3 Stars
I chose to
read this book because it won a Costa Book of the Year Award (for 2006), and I’ve
often liked the winners of this particular literary prize. I was also intrigued by the repeated
reference to the fact that the author set this book in Canada though she had
never visited the country; apparently she suffered from agoraphobia for years
and so relied strictly on research for details about the setting.
The novel
is set in 1867and begins in Dove River, a small settlement on Georgian Bay. The body of Laurent Jammet, a trapper and
trader, is discovered by his neighbour, Mrs. Ross. Representatives of the Hudson Bay Company are
called to investigate. Mrs. Ross’ adopted
son, Francis, has gone missing and he becomes a major suspect. Mrs. Ross sets out with William Parker, an
Indian tracker and another suspect in the murder, to find her son who himself seems
to have been following a set of tracks. An
adventure/survival story is thereby joined to a murder mystery.
Everyone in
this book seems to go on a journey looking for someone; the supposedly isolated
woods around Lake Huron have a lot of people travelling through them in the
winter. Mrs. Ross and Parker set off in search of
Francis; David Moody, an HBC representative, and Jacob, his Indian companion,
set off in search of Francis, Mrs. Ross and Parker; a search party of five sets
out to find Francis, Mrs. Ross, Parker, Mr. Moody, and Jacob; and there are
even flashbacks to the searches for two teenaged girls who went missing twenty
years earlier. Some searches are
successful, but some people find only themselves at the end of their journeys.
The novel
lacks focus. There are so many
characters. Besides Mrs. Ross, William
Parker, David Moody, Jacob, and Francis, individual and specific attention is given to Angus Ross,
Francis’ father; Andrew Knox, the magistrate of Dove River, and his two
daughters, Susannah and Maria; Mackinley, the leader of the HBC investigators; Thomas
Sturrock, an itinerant searcher and former journalist; three residents of
Himmelvanger, a cloistered religious village; several people who live and work at
Hanover House, an old fort; and even Dr. Watson, an asylum superintendent. There are several chance encounters amongst
these characters: Maria meets a man in
Sault Ste. Marie whom Thomas had known in Toronto; David meets a woman whom Thomas
had met years earlier in Burkes Falls; Parker has a connection to the husband
of one of the women living in Himmelvanger.
And there
are too many subplots. Besides the murder
investigation, there’s a plot involving a Norwegian religious settlement,
another about a bone tablet which seems to be a Rosetta Stone for a native
language, and a third about the decades-old mystery of missing sisters.
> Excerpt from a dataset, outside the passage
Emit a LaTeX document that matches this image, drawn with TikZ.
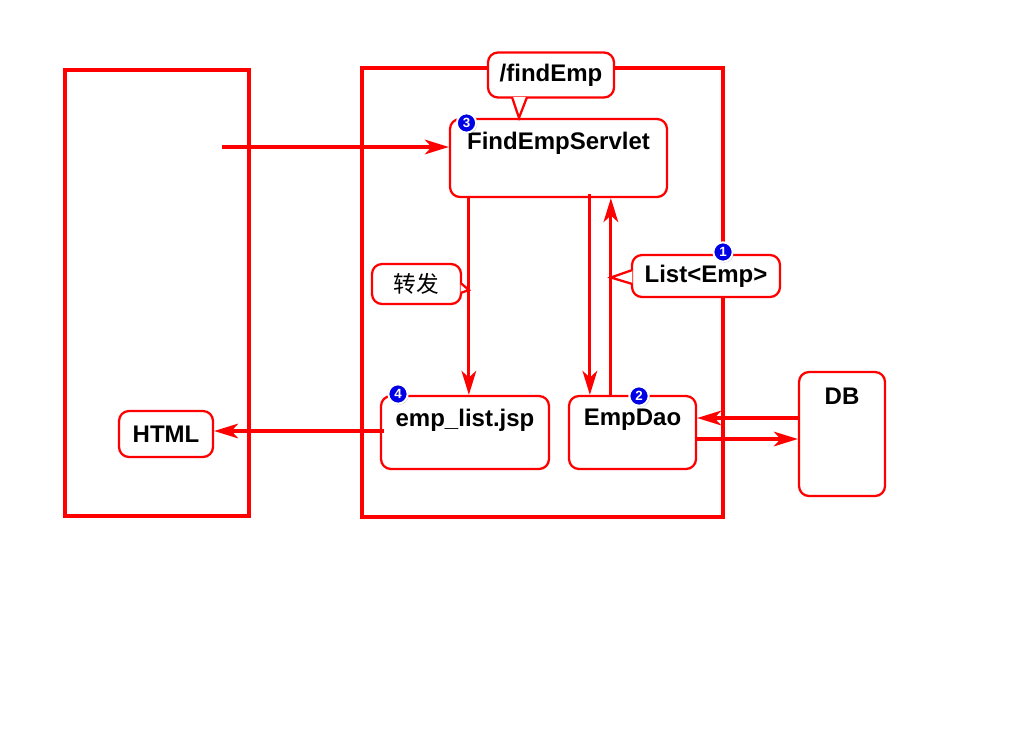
\documentclass[tikz,border=0pt]{standalone}
\usepackage{fontspec}
\setmainfont{Liberation Sans}
\newfontfamily\cjkfont{Noto Sans CJK SC}
\usepackage{tikz}
\usetikzlibrary{calc}
\usetikzlibrary{positioning}
\usetikzlibrary{arrows.meta}
\usetikzlibrary{shadows}
\definecolor{lineColor}{HTML}{FF0000}
\definecolor{badgeColor}{HTML}{0000E6}

\begin{document}
\begin{tikzpicture}[
		x=0.75pt, y=-0.75pt,
		arrow/.style={-{Stealth[length=18pt, width=11pt, inset=5pt]}, draw=lineColor, line width=2.3pt},
		frame/.style={rectangle, draw=lineColor, line width=2.6pt},
		box/.style={rectangle, rounded corners=7.5pt, draw=lineColor, line width=1.7pt, fill=white, font=\bfseries\fontsize{18}{21}\selectfont},
		title/.style={anchor=center, yshift=-19pt, font=\bfseries\fontsize{18}{21}\selectfont},
		note/.style={box, inner sep=0pt},
		pointer/.style={draw=lineColor, fill=white, line width=1.7pt, line join=miter},
		badge/.style={circle, fill=badgeColor, draw=white, line width=1.5pt, inner sep=0pt, minimum size=14.5pt, text=white, font=\bfseries\fontsize{10}{10}\selectfont, drop shadow={shadow xshift=0.8pt, shadow yshift=-0.8pt, opacity=0.45}},
	]
	\useasboundingbox (0,0) rectangle (1024,728);
	% Frames
	\node[frame, minimum width=138pt, minimum height=334.5pt] (browser) at (157,293) {};
	\node[frame, minimum width=270.75pt, minimum height=336.75pt] (server) at (542.5,292.5) {};
	% Component boxes
	\node[box, minimum width=162.75pt, minimum height=58.5pt, label={[title]north:FindEmpServlet}] (servlet) at (558.5,158) {};
	\node[box, minimum width=126pt, minimum height=54.75pt, label={[title]north:emp\_list.jsp}] (jsp page) at (465,432.5) {};
	\node[box, minimum width=95.25pt, minimum height=54.75pt, label={[title]north:EmpDao}] (dao) at (632.5,432.5) {};
	\node[box, minimum width=64.5pt, minimum height=93pt, label={[title]north:DB}] (db) at (842,434) {};
	\node[box, minimum width=70.5pt, minimum height=34.5pt] (html page) at (166,434) {HTML};
	% Arrows
	\coordinate (request start) at (222,147);
	\draw[arrow] (request start) -- (request start -| servlet.west);
	\coordinate (forward start) at ($(servlet.south west)+(20,0)$);
	\draw[arrow] (forward start) -- (forward start |- jsp page.north);
	\coordinate (call start) at ($(servlet.south west)+(141,-4)$);
	\draw[arrow] (call start) -- (call start |- dao.north);
	\coordinate (return start) at ($(dao.north west)+(43,0)$);
	\draw[arrow] (return start) -- (return start |- servlet.south);
	\coordinate (query start) at ($(db.west)+(0,-16)$);
	\draw[arrow] (query start) -- (query start -| dao.east);
	\coordinate (fetch start) at ($(dao.east)+(0,6.5)$);
	\draw[arrow] (fetch start) -- (fetch start -| db.west);
	\coordinate (render start) at ($(jsp page.west)+(4,-1.5)$);
	\draw[arrow] (render start) -- (render start -| html page.east);
	% Callouts
	\node[note, minimum width=94.5pt, minimum height=33.75pt] (url note) at (551,75) {/findEmp};
	\filldraw[pointer] ($(url note.south)+(-39,-1.5)$) -- ($(servlet.north)+(-39.5,0)$) -- ($(url note.south)+(-24,-1.5)$);
	\node[note, minimum width=111pt, minimum height=31.5pt] (result note) at (706,276) {List<Emp>};
	\filldraw[pointer] ($(result note.west)+(1.5,-6)$) -- ($(return start |- result note.west)+(0,1.5)$) -- ($(result note.west)+(1.5,8)$);
	\node[note, minimum width=66.75pt, minimum height=30pt, font=\cjkfont\fontsize{17}{20}\selectfont] (forward note) at (416.5,284) {转发};
	\filldraw[pointer] ($(forward note.east)+(-1.5,-1)$) -- ($(forward start |- forward note.east)+(0,6)$) -- ($(forward note.east)+(-1.5,9)$);
	% Badges
	\node[badge] (badge 1) at (723,252) {1};
	\node[badge] (badge 2) at (639,396) {2};
	\node[badge] (badge 3) at (466.5,123) {3};
	\node[badge] (badge 4) at (398,394) {4};
\end{tikzpicture}
\end{document}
All three of these subplots are largely
abandoned. And then there are the love
stories; love features prominently in the stories of several of the characters. A potential reader should be warned that
there are a lot of loose ends at the end of the book. (The murder case is solved, but by the time
the murderer is identified, the reader may not really care since it has become obvious
for some time that the innocent will not be punished.) In
fact, there are unanswered questions throughout; one that bothered me
throughout was how Mrs. Ross came to leave the mental asylum in which she
resided for years.
I don’t
understand the title since the tenderness of wolves is not discussed. There is a story about a wolf cub who is
raised as a pet but who eventually leaves its master: “’The Chippewa have a word for it – it means ‘the
sickness of long thinking’. You cannot
tame a wild animal, because it will always remember where it is from, and yearn
to go back.’” The Sickness of Long
Thinking is mentioned again at the end and explains one person’s choice, and it
seems that other characters suffer from this ailment as well, so it would have
been a much more appropriate title.
As I
mentioned at the beginning, I was interested in how many people were surprised
that the author wrote so convincingly about a place she had never visited. Many writers never visit the settings of
their novels so I don’t understand why this fact is noteworthy. But because Penney’s lack of firsthand
knowledge and reliance only on research were emphasized, I found myself looking
for possible errors. Perhaps I found
one: a woman mentions working in
Kitchener but the city now known as Kitchener was named Berlin from 1854 until
World War II.
I do not understand
why this novel won such a prestigious award.
Looking back at the longlist, A Spot
of Bother by Mark Haddon
would have gotten my vote. The Tenderness of Wolves has potential
but should have received some judicious editing.